BEHELD

COMPANION CURATOR > Fiona Wilkie

RESPONDENT > Mammad Aidani

An installation connecting audiences with the disturbing phenomenon of people who fell from the sky

Since 2006, UK artist Graeme Miller has been collecting and presenting instances where stowaways have fallen to the ground from the undercarriage of aircraft throughout the world.

Beheld gathers fragile traces of these charged places in glass, sound, and 180° images. For this Melbourne installation, Beheld features an Australian incident amongst other occurrences around the globe. The installation poetically engages with the tragic consequences of desperate acts of attempted informal migration to enchant audiences into a meditation upon a shared human condition – a global connection to human life on earth, relationships between the living and the dead, and how individuals and societies negotiate responsibilities and intractable issues.

Being with Beheld offers a live experience at its most artfully affecting and hauntingly powerful. In a blackened space seemingly opening out to the universe, we are called to reflect on the tension between our bodily encounter with specific places, with desperate acts of migration, and with urgent globally-proportioned questions of human rights and ethical action.

Beheld was first created at Dilston Grove, London, and has since been exhibited across Europe, adding further instances of falling to the ground in the places in which it is shown. This is its first presentation in the Southern Hemisphere.

  • Beheld, RMIT Gallery, 2015. Photography: Mark Ashkanasy.

  • Beheld, RMIT Gallery, 2015. Photography: Graeme Miller.

  • Beheld, RMIT Gallery, 2015. Photography: Mark Ashkanasy.

  • Beheld, RMIT Gallery, 2015. Photography: Mark Ashkanasy.

  • Beheld, Performing Mobilities, RMIT Gallery, 2015. Photography: Mark Ashkanasy.

  • Beheld (Richmond, Surrey, United Kingdom).

  • Beheld (Areeiro, Caparica, Portugal).

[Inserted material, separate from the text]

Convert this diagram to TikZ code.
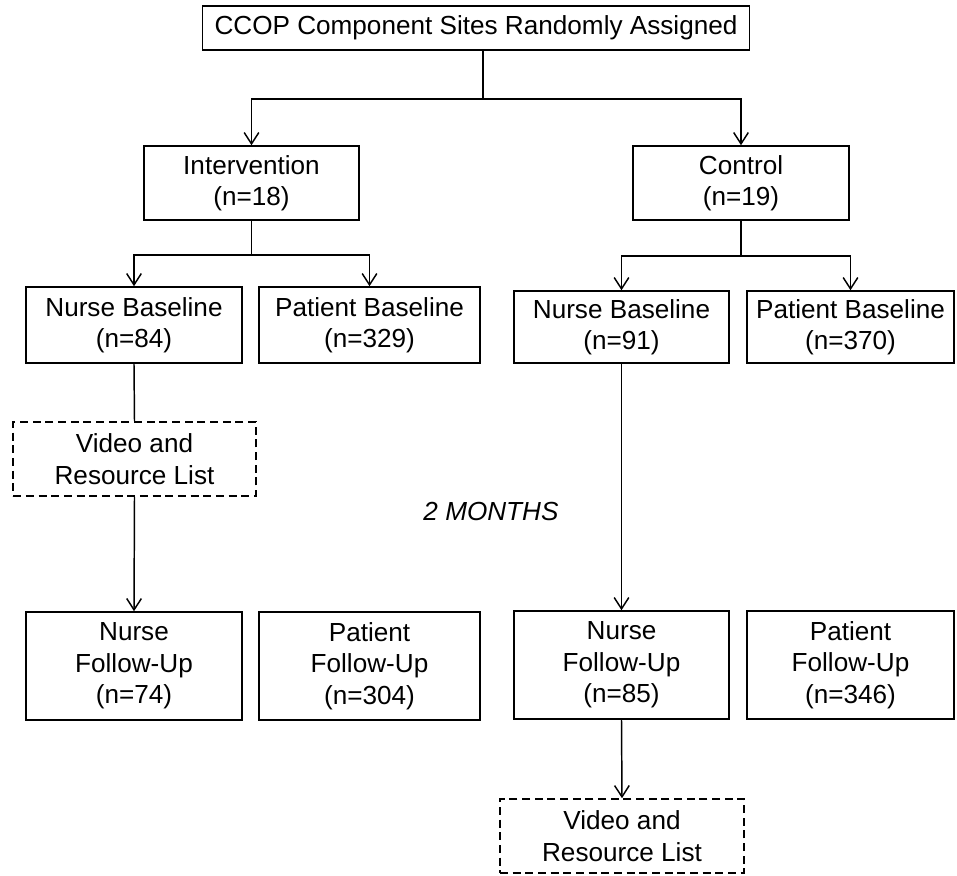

  • Beheld (Long Beach, New York, USA).

Respondent > Mammad Aidani

I approached the room, it was calm and welcoming. A bowl was placed in the centre of the room. I fixed my eyes towards it. I wanted to be introduced to the space by this object. That is what I began to think. When I faced the room, the feelings of beauty and anxiety invaded my being.

When focusing on what was happening in the room, I thought of human begins falling from the sky. As I watched the walls, I stopped and uttered to myself: ‘for the purpose of finding a new home, somewhere that is welcoming and safe’. Desperation and determination to run away from violence and the fear of persecution forces millions of people to act upon things that are impossible to comprehend for those of us who have not experienced political, racial or cultural repression.

The space that Beheld occupied drove my attention to the beauty and tragic importance of the zest for life, survival and resilience. The dark room and the tension that it created took my attention to the sky and the stars. It made me think of the insignificance of objectification, and l began to be immersed into the poetic space of subjectivity and the lived world of the body of a human being.

Migration, if I have to interpret it within the context of Beheld, does not mean an act of ‘I want to go’, but an act of ‘I must go’. These are two very different notions: ‘I must go’ does not leave you with many options whereas: ‘I want to go’ does. It is softer and safer. ‘I must go’ means I must run away from injustices and violence. When I saw Beheld, I felt that I was facing a powerful installation with all its appearance of simplicity and normalness.

There was something haunting about the installation. The way Graeme chose to point us to spots of lights was very poetic, illuminating and welcoming. The core of the experience of the  exhibition for me was the glass bowl that was installed in the middle of the dark room, as well as the inclusion of the lights, which softened the space without losing the powerful presence of the bowl.

The bowl and lights had a unique impact on me. Memory and emotions were evoked by touching the bowl; the darkness and lighting spots reminded me of how fragile and, at the same time, how resilient human beings can be.

It took me a while to decide to touch the bowl. And when I touched it, I was led to think beyond the immediacy of the walls surrounding the room. It led me to see the sky and the tragic falling of desperate human beings striving to live in a safe place. When I saw those houses, offices and a plane, I just closed my eyes.

I hold the bowl with my hands as gently as I can. When I was doing this, I was so anxious that it could fall from my hands onto the ground. It was in these moments that I looked around the room and saw those bodies falling from the sky into a city or country where they dreamed to begin a new life, to live in peace and freedom. This dream was not only unfulfilled but they also faced a tragic death.

I have realized that we can share our humanity by showing the injustices and horrors that others undergo, and I think Graeme’s work has achieved this. I wanted to tell him how I saw the bodies falling from the sky, but then decided to keep this feeling to myself. Holding the bowl and the sounds that reverberated from it caressed my body and emotions.